On Thursday, July 15, 2010 02:24:06 pm Łukasz Bromirski wrote:
> (and I'm all for FreeBSD boxes, don't get me wrong, the whole point
>   of this discussion is that either you're doing hardware forwarding
>   and you're pretty safe [unfortunately often with a lot of caveats,
>   but still], or you're doing software forwarding and you have
>   a nice attack vector open for anyone willing)

This distills one of the points of view nicely.

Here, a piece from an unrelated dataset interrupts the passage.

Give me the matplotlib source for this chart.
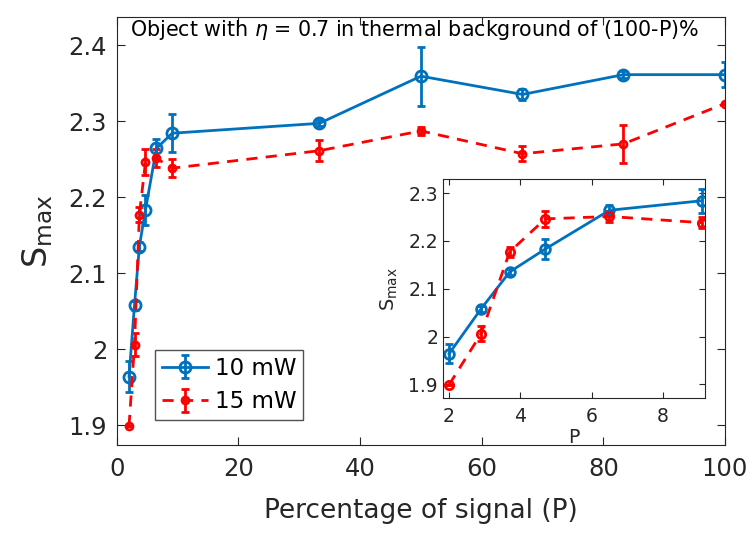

An operationally useful question is to ask (yourself) at what point (bandwidth- 
and type of traffic- speaking) does a particular box become vulnerable? 10Mb/s? 
 100Mb/s?  1Gb/s? 100Gb/s? Traffic directed at the control plane?  Small packet 
traffic?  Any traffic?  

Any box; hardware-based or software-based is irrelevant, because at some data 
volume all boxes become vulnerable; the variance is only in what volume the box 
can handle and how well the control plane is protected from that volume.  Test 
with reasonable traffic loads (and drawing on the collective wisdom of this 
group as to what is 'reasonable' for a BRAS is good!), and derive conclusions 
that fit your need. Knowing these things allows you to scale your solution to 
avoid the majority of the problems and buy what fits your projected scale over 
the design life of the solution. 

Take a 2003-vintage OSR7609 (Sup2/MSFC2) still running 12.1E.  Definitely a 
hardware-based router.  Does it have a nice attack vector?  Perhaps.  Is this 
combination still in use?  I'm not sure I want to know (Sup2/MSFC2 is, I know; 
the 12.1E part is the scary one). 

Hardware-based is not a magic bullet that destroys attack vectors dead in their 
tracks (as Łukasz hints at with the parenthetical caveats remark).  And 
software-based is not defenseless, either.